He has rescued me from many things in my life, that incredible God of ours, but its usually me that I need rescuing from. My thoughts my desires my assumptions and mostly my control. Its not always as exciting as one of those amazing rescues you see on the news-I have yet to be rescued from a burning building- but it is no less serious in fact some of the subtleties that He rescues me from are the shifts I needed to make the next big move. Ultimately a move that removes more of me to be filled by Him.
A couple of Sundays ago though I did need a serious rescue from God in a not so subtle way.
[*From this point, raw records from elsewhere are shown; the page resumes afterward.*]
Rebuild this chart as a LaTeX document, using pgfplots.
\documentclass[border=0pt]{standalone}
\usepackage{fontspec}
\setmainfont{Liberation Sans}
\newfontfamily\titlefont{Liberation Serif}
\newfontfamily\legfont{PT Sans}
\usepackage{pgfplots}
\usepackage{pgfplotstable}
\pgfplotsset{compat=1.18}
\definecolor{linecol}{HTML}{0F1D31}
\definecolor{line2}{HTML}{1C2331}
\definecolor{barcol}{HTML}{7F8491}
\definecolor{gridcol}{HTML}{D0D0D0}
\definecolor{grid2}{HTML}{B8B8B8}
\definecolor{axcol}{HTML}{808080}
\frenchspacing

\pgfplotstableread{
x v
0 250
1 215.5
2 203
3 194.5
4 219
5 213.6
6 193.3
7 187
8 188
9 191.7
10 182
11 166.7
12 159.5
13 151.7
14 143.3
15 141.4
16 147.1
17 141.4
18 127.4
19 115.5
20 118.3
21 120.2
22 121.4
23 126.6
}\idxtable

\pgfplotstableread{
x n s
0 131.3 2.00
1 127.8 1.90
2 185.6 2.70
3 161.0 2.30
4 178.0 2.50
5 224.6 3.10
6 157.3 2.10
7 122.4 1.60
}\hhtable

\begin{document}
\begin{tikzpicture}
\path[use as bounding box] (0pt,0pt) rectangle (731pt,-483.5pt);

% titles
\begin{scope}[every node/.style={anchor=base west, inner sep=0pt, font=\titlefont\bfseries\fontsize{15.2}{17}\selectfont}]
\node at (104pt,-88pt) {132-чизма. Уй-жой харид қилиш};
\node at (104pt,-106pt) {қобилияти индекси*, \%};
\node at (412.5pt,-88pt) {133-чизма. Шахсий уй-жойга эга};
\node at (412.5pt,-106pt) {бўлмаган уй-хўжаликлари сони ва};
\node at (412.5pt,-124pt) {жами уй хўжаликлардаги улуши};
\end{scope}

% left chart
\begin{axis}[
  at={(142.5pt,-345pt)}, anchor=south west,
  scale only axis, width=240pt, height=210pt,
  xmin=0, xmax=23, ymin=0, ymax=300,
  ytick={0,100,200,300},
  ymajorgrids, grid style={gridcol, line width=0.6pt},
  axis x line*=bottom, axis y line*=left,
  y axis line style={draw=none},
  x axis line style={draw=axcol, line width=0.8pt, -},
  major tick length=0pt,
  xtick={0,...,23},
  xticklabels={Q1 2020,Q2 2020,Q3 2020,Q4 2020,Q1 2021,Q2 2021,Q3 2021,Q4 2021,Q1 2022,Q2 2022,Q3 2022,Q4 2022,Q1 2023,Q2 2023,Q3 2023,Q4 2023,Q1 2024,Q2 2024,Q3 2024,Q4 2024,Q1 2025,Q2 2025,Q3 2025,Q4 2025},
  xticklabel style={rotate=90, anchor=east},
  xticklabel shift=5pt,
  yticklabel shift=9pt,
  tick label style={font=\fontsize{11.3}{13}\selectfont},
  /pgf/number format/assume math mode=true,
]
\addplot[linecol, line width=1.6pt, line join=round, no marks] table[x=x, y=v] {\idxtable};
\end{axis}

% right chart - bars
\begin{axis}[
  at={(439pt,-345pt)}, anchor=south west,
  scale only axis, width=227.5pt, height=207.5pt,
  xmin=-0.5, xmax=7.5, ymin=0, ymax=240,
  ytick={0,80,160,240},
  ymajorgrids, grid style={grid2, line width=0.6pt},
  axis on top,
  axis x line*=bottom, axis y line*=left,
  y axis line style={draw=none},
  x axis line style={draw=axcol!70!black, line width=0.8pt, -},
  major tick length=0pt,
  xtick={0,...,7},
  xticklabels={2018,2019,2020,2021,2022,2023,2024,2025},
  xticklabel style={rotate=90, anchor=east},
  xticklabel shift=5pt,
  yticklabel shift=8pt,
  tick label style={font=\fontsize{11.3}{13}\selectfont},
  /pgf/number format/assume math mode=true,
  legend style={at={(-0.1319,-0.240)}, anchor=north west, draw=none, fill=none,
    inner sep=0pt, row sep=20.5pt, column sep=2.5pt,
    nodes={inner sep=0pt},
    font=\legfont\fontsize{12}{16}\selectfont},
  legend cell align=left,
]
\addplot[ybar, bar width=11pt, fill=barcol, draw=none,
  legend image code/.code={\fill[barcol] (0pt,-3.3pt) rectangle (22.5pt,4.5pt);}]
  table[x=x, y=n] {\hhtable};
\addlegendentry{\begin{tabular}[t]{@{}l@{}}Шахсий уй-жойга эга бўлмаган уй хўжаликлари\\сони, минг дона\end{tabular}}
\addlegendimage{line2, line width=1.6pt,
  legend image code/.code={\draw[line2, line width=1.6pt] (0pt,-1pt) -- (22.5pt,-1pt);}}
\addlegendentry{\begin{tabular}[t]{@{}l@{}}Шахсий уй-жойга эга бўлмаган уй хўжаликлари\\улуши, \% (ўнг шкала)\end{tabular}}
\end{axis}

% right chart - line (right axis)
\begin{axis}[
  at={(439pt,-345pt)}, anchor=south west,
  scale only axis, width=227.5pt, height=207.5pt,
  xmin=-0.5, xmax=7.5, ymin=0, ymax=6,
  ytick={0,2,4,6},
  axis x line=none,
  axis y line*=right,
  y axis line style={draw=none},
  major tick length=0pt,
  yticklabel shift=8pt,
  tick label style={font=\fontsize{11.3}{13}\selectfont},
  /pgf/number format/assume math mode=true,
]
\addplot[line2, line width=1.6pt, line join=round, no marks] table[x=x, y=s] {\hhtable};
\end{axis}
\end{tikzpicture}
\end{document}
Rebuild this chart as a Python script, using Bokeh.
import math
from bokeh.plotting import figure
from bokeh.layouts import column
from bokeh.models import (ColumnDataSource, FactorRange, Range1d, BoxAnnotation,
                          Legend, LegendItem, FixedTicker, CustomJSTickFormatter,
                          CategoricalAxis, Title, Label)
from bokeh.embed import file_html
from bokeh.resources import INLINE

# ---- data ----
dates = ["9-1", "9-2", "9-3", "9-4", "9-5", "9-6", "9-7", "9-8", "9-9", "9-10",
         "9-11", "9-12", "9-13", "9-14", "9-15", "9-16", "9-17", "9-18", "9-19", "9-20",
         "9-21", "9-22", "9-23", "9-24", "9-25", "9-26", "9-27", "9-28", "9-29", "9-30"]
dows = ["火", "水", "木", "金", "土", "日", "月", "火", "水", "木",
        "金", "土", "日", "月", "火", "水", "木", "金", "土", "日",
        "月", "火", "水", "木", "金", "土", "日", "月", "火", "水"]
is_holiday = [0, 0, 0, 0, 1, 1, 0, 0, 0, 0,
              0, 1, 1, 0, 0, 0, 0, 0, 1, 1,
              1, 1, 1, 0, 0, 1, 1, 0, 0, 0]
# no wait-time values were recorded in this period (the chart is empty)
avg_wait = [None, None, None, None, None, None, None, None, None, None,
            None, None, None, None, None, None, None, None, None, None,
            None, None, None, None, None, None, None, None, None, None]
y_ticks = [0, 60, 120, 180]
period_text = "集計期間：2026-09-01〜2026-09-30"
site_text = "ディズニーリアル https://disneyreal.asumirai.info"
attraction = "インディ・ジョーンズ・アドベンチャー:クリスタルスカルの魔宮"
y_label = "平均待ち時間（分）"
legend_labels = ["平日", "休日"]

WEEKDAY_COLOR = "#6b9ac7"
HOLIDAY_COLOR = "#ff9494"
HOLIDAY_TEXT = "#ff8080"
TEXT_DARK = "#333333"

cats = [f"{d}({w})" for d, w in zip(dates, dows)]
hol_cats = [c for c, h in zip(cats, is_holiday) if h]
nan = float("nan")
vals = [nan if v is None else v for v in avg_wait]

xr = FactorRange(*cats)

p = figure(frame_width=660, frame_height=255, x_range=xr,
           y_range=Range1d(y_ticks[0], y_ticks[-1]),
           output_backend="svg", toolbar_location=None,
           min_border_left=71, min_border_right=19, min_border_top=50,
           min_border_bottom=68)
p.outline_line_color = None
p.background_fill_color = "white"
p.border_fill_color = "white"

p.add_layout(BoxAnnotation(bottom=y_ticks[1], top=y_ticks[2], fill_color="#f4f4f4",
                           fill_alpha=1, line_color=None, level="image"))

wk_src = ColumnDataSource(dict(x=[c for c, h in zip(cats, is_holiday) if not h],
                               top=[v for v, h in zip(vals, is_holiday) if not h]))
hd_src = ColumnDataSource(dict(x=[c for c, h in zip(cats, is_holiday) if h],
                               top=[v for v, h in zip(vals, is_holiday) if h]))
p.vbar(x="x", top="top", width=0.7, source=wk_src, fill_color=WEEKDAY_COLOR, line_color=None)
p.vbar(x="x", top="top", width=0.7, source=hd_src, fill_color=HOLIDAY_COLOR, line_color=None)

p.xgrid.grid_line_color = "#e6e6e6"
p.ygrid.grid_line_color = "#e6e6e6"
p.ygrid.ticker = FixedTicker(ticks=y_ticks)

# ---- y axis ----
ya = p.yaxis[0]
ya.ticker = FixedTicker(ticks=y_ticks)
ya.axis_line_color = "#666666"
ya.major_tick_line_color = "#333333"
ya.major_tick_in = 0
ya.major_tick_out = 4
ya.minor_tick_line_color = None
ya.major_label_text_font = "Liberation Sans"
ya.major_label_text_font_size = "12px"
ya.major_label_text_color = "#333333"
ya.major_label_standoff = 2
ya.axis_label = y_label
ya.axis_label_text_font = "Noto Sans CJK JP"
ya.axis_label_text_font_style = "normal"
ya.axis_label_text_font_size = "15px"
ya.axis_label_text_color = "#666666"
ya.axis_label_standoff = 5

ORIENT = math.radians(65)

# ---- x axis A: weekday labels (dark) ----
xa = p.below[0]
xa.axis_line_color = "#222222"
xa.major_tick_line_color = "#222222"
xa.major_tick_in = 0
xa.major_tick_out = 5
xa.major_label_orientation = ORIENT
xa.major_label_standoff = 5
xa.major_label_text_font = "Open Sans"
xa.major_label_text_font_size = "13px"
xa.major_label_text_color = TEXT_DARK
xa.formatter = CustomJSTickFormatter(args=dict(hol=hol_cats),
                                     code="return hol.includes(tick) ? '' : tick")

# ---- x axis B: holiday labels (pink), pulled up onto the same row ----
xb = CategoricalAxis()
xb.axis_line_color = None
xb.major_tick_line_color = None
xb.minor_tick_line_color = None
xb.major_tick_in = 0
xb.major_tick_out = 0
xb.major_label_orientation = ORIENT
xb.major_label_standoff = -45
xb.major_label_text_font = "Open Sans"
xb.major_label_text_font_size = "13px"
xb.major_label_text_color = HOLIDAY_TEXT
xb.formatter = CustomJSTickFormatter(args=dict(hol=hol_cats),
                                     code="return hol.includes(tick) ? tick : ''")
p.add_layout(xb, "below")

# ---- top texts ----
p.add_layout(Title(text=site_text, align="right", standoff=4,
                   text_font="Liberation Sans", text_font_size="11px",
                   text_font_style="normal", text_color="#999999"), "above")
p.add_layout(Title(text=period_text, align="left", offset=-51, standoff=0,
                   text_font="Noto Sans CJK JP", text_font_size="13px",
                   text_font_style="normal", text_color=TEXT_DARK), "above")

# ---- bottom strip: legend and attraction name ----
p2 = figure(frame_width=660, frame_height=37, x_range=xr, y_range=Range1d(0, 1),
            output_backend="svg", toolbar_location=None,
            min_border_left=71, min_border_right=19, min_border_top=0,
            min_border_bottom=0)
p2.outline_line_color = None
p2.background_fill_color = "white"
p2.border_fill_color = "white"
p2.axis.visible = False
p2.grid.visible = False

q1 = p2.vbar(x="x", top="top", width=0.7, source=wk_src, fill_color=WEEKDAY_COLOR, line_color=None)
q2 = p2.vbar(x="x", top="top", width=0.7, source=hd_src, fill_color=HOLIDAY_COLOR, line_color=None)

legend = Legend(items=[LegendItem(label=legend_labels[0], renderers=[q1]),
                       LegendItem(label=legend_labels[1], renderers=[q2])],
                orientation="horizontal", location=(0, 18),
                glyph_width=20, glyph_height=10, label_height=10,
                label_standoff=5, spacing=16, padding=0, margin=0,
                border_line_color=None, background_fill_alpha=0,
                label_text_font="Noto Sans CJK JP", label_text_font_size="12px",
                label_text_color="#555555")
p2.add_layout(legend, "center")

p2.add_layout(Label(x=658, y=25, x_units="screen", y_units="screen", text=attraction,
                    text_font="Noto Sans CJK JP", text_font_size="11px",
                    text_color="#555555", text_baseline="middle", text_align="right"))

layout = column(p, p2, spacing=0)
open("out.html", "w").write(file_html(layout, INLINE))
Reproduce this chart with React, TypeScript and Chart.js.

I had been asked to come back to visit some family at a church this particular Sunday morning with the intention to update them on HHSM. Although I am by nature a disorganized person this time I had e-mailed a few days a head to keep myself on track because I have been blessed with more and more speaking engagements I have learned to go over details so I don't go to a seniors group and talk about how youth can be involved with change or show up at a church to talk about the sex trade only to realize that this particular church may have a hard time with the word sex-let alone talking about it as an occupation. Anyway i say all of that to tell you its not good to mix up your speaking engagement details. But this time I still managed to. I had done very little-okay NO prep-for this "talk" because I really did believe I was simply updating this church with mission details about needs,programs etc. Well when Tom and I arrived we were in for a big surprise.....
As we walk into the church they start to mic me up you know Brittney Spears style and I say as always " no need to mic me I am probably loud enough" my attempt at humor or perhaps a subtle jab to my spirit, I tend to do that right before in a strange way to tear myself down just a little, I really need to stop that. Anyway I glance over at their bulletin for the service and I notice it has plastered on the front "GUEST SPEAKER HELEN NORRIS" I look very carefully to find some clue to what the pastor may be preaching about but I cant. I suddenly realize that I may have misunderstood my reason for being there that morning. I politely ask how much time I have to update the congregation and the person miking me giggles and says you have 35 minutes or however much time you need to deliver your message. MESSAGE ?? Oh my goodness I am doomed! I've got nothing- not even a scribbled piece of another message in my car that I can somehow try to rekindle -after I try to figure out what the message was under the coffee stain and foot print marks (yeah my car isn't the most organized either) but I didn't even have that. Tom says to me "what are you going to do?" "Go to the van and get my bible" I said.
The worship music had started and I prayed like I have never prayed before" God you know I have nothing prepared for this, I have no back up nothing,please rescue me Lord you are all I have." The music ended and i was called to the front to preach to a congregation the word of God and I had nothing. Until God spoke to me. He said "use my words" I wish I could tell you that I saw that as some divine revelation but I was really thinking" is that it? I got 35 minutes remember?!" but of course He was right-isn't HE always. I opened up my bible to the page that is almost worn out and read Isaiah 61 with the first marking I ever wrote in a bible that stated in ink"Gods call on my life", that was the gate that God needed to speak that day about His call on not just my life but all of us and how He so beautifully weaved the stories from the mission through that was incredible. It was one of those moments where I was speaking and as I was listening to what God was revealing through me I was blown away by His message. I knew it was God because I was so removed from it that I was able to be a receiver of His word at the same time as the congregation. Something would come out of my mouth and I would be thinking "wow that's amazing!" Totally God and the freedom I felt from allowing Gods spirit to fill me so full that there was no room for me in those 40 minutes was so incredible.
As I am witness again to God amazing grace to me and the filling of His spirit He asks Tom to step forward and share about men's group at the mission and the powerful God moments happening there as well. And there we stood. Tom and I in this moment taken over by God and the spirit taking over us both speaking to a church about Gods power and glory and grace and beauty. It felt like I was finally realizing a new step in His plan for us. A plan to work together in a grace-filled way to speak with God to not just this church but I believe to the nation. As we prayed together with our arms around each other that Sunday morning I felt a jump in my spirit-something FREAKY YEA JESUS FREAKY. This journey wasn't ever supposed to be solo but in partnership with Tom. To realize the power of God in not just my testimony or Toms but in the testimony of our lives together. God rescued me that Sunday morning from many things but mostly myself. To let go of ownership of HHSM and its story and to allow God to work His awesome plan out the way He intended to . Not just through me but my wonderful husband too.
Finding my JESUS FREAK hasn't been easy so far. But it has been so amazing up to now that I cant wait to see where God is leading us next.
Thank-you for following me on His incredible journey.